▸ **Exercise prompt**
Your task is to repeat the lines from the line with "Clone this chart" to the line with "hours65, hours55, hours45];", both ends included, and nothing else. Pictures stay out of the copy.

▸ **Stored data**
● ● ●
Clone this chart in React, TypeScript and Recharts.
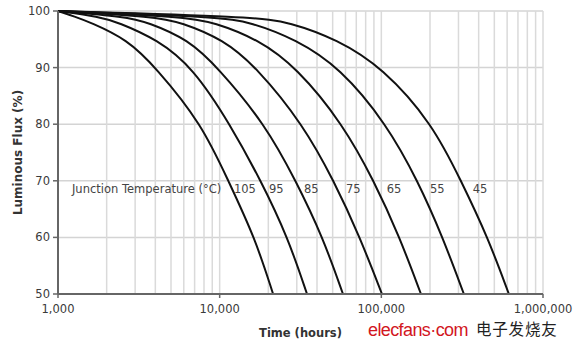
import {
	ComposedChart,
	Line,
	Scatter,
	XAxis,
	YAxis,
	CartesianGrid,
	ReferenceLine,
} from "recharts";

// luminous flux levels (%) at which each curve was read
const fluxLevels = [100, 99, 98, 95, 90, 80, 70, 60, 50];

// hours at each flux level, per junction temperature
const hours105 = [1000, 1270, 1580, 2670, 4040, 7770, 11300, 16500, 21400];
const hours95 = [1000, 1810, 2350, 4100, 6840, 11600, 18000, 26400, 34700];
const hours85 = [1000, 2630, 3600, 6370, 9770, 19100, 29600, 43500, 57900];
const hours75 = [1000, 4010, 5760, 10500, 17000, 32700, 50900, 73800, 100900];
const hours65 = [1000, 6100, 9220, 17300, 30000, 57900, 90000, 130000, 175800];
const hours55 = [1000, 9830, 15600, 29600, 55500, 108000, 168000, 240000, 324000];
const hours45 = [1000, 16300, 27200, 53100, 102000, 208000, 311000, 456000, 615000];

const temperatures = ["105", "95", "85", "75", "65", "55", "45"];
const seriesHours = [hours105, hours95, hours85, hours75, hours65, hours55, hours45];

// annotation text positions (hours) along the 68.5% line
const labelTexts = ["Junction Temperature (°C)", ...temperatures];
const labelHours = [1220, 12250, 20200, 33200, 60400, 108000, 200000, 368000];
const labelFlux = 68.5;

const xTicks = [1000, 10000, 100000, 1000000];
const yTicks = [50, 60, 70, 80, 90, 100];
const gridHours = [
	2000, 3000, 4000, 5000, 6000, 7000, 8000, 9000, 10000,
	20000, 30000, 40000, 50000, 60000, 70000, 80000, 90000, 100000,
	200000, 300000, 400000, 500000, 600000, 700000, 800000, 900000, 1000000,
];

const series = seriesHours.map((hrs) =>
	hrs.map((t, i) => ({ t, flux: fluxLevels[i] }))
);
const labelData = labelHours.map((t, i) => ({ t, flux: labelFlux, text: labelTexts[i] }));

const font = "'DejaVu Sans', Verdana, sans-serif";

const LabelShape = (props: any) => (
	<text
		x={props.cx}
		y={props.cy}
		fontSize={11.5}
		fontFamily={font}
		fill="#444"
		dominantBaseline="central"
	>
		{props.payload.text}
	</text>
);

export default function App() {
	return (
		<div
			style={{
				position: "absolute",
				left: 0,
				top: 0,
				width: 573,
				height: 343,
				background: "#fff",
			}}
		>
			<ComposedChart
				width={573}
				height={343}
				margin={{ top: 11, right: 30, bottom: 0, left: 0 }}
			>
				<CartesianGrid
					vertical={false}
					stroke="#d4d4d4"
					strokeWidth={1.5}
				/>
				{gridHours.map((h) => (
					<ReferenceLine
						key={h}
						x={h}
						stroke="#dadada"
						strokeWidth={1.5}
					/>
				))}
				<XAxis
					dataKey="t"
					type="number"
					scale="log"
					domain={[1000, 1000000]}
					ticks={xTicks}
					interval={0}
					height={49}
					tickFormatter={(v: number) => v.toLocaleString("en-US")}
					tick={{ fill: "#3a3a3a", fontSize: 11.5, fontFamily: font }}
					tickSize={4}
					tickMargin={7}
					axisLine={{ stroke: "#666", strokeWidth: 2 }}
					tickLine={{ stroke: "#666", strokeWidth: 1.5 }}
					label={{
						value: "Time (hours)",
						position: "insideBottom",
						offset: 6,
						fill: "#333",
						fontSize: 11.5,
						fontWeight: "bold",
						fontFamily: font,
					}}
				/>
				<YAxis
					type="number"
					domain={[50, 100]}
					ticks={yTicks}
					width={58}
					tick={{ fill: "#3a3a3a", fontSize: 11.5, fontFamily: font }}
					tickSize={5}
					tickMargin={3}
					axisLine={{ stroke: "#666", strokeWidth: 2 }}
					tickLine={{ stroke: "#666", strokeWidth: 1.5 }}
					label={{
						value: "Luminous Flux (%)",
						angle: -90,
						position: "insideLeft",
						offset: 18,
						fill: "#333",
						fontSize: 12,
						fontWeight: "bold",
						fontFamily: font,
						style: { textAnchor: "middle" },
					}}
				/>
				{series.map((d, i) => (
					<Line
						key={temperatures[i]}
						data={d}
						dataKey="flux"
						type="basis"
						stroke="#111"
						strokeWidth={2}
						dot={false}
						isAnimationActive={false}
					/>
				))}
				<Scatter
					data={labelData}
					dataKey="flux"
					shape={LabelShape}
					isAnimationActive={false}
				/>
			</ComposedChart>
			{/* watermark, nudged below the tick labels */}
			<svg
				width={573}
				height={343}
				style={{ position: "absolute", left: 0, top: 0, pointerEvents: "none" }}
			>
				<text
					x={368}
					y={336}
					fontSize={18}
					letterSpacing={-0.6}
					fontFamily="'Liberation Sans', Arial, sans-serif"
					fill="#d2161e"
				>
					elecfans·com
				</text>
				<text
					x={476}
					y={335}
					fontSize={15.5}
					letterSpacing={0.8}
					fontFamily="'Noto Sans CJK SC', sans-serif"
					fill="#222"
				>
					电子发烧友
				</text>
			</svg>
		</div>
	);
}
● ● ●
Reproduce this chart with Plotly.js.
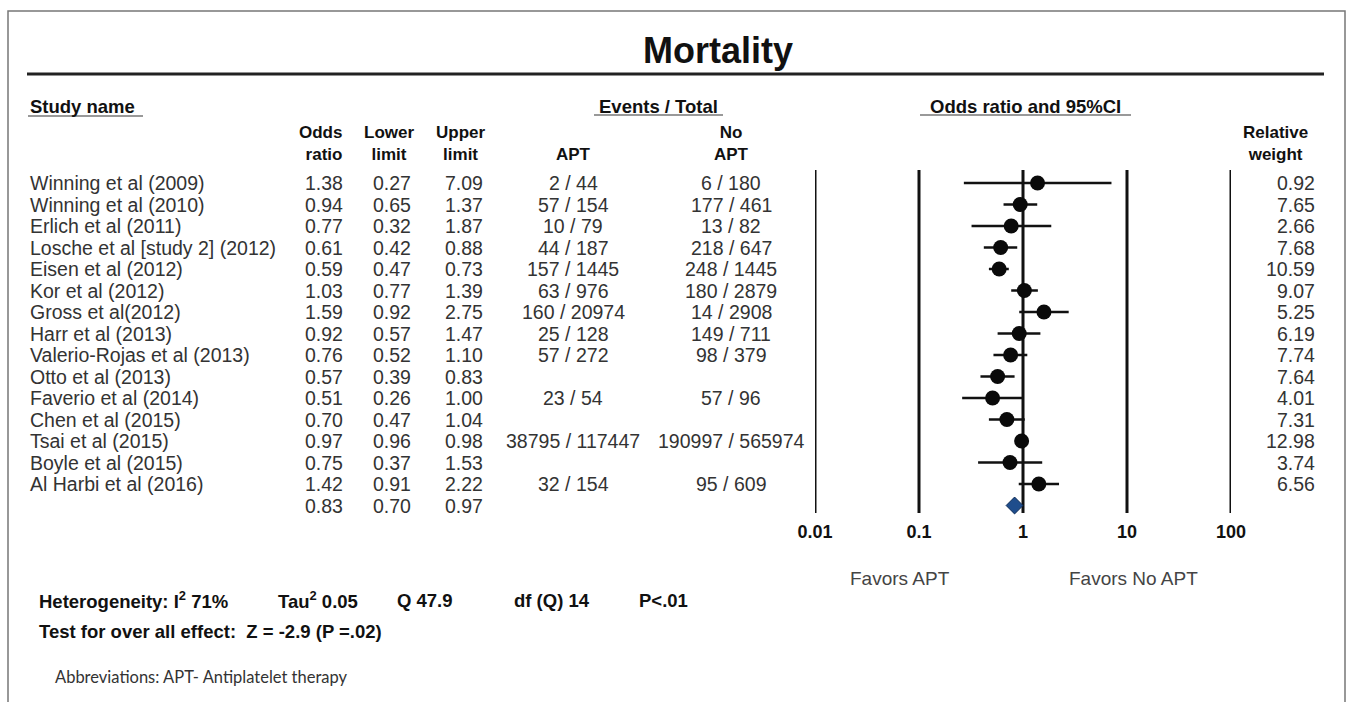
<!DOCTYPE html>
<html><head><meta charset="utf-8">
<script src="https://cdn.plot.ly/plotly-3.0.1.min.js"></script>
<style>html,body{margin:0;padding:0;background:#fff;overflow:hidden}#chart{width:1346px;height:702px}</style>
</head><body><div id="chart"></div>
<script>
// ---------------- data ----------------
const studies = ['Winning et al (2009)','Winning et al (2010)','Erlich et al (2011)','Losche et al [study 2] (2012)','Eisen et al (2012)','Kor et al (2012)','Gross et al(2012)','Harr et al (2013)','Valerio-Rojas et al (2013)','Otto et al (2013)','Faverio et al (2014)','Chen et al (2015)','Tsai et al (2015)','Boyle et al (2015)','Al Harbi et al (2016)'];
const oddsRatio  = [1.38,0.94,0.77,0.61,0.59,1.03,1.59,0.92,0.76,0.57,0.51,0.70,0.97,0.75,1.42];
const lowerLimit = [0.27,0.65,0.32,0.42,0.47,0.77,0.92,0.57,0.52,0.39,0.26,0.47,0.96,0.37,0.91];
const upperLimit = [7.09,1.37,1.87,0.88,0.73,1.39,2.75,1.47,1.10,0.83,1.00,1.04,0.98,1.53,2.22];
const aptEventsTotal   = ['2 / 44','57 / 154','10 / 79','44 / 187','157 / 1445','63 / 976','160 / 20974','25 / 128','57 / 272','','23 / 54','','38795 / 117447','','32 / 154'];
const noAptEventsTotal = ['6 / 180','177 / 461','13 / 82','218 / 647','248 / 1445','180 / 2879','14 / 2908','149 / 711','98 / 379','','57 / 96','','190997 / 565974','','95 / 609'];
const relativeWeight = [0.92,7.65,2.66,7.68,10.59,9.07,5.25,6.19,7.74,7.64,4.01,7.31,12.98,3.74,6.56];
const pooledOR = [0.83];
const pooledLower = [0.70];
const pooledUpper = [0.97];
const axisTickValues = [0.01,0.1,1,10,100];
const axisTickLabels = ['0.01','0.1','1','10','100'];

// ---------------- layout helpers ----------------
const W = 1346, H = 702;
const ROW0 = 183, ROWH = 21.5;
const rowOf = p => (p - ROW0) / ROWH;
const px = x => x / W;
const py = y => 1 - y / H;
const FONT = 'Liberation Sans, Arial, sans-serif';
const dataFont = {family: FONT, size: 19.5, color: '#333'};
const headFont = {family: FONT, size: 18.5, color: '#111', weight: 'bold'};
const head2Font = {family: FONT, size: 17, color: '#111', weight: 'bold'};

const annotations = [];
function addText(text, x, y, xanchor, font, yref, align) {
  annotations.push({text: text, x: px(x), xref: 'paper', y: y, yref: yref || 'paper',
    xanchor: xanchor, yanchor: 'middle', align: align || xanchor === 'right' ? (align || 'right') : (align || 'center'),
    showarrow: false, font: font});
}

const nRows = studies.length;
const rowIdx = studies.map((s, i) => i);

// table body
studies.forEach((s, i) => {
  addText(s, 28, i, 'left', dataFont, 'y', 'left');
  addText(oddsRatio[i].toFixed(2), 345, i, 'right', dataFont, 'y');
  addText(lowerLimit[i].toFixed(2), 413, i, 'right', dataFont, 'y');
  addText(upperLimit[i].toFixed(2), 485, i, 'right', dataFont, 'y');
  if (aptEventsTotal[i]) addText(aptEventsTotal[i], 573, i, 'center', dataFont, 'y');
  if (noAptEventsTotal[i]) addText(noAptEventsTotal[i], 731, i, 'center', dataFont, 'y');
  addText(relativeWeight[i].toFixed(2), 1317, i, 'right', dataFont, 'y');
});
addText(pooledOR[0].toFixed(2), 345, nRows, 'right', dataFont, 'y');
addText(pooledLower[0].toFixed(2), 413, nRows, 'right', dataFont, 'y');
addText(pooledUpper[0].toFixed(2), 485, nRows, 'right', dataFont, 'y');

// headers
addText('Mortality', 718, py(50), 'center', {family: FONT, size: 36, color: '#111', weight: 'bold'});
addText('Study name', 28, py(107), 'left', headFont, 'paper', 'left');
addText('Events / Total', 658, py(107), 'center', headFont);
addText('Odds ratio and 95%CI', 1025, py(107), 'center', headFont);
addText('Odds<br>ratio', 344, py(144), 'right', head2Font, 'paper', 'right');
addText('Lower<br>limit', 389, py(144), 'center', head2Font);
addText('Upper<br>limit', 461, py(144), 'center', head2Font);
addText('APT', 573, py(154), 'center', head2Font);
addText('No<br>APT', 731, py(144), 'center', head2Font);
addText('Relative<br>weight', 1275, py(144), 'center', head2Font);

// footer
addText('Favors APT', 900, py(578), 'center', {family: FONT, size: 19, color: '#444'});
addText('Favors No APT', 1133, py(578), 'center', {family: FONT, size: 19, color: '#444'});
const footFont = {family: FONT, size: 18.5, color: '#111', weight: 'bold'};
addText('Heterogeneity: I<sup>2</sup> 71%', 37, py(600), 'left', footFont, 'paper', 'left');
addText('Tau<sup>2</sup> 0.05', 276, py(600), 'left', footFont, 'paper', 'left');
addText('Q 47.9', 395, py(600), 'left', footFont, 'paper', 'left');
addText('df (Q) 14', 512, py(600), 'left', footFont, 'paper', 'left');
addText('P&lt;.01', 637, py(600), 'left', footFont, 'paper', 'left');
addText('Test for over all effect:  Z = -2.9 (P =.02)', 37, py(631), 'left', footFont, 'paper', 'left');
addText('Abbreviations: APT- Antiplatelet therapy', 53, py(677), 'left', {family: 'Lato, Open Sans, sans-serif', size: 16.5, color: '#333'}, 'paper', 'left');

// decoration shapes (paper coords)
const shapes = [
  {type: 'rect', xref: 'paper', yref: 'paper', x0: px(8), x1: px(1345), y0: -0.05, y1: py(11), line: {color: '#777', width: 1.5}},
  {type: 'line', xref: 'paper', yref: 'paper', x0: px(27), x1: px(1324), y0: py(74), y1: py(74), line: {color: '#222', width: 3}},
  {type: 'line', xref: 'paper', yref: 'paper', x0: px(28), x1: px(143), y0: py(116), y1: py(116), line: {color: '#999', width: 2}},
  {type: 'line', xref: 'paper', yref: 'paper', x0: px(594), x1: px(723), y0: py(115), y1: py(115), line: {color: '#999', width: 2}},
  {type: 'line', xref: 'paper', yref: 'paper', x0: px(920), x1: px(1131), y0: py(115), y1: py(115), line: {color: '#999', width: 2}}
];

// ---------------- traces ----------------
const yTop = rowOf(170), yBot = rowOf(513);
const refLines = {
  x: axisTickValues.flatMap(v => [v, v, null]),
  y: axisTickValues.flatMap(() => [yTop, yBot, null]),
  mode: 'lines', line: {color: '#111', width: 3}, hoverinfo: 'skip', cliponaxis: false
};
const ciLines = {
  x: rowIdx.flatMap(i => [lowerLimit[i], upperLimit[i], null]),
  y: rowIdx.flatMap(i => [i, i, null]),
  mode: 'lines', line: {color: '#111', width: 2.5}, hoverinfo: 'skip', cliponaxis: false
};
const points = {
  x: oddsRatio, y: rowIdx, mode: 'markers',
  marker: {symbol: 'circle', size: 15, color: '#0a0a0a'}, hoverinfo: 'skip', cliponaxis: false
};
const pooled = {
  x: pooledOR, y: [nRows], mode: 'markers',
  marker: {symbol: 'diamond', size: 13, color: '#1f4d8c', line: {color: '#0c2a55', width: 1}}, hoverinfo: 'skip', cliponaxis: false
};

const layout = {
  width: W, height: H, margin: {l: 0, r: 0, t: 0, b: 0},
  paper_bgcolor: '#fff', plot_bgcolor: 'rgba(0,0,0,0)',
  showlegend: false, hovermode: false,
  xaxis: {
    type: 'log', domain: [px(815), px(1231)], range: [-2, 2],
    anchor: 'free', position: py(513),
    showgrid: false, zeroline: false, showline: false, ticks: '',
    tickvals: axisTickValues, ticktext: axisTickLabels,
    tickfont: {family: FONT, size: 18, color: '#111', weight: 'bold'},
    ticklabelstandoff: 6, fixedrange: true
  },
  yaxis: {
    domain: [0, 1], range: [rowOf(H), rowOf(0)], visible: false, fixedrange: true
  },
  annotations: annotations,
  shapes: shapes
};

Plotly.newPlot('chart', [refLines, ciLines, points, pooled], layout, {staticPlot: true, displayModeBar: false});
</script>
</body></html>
● ● ●
▸ **Written answer**
Clone this chart in React, TypeScript and Recharts.
import {
	ComposedChart,
	Line,
	Scatter,
	XAxis,
	YAxis,
	CartesianGrid,
	ReferenceLine,
} from "recharts";

// luminous flux levels (%) at which each curve was read
const fluxLevels = [100, 99, 98, 95, 90, 80, 70, 60, 50];

// hours at each flux level, per junction temperature
const hours105 = [1000, 1270, 1580, 2670, 4040, 7770, 11300, 16500, 21400];
const hours95 = [1000, 1810, 2350, 4100, 6840, 11600, 18000, 26400, 34700];
const hours85 = [1000, 2630, 3600, 6370, 9770, 19100, 29600, 43500, 57900];
const hours75 = [1000, 4010, 5760, 10500, 17000, 32700, 50900, 73800, 100900];
const hours65 = [1000, 6100, 9220, 17300, 30000, 57900, 90000, 130000, 175800];
const hours55 = [1000, 9830, 15600, 29600, 55500, 108000, 168000, 240000, 324000];
const hours45 = [1000, 16300, 27200, 53100, 102000, 208000, 311000, 456000, 615000];

const temperatures = ["105", "95", "85", "75", "65", "55", "45"];
const seriesHours = [hours105, hours95, hours85, hours75, hours65, hours55, hours45];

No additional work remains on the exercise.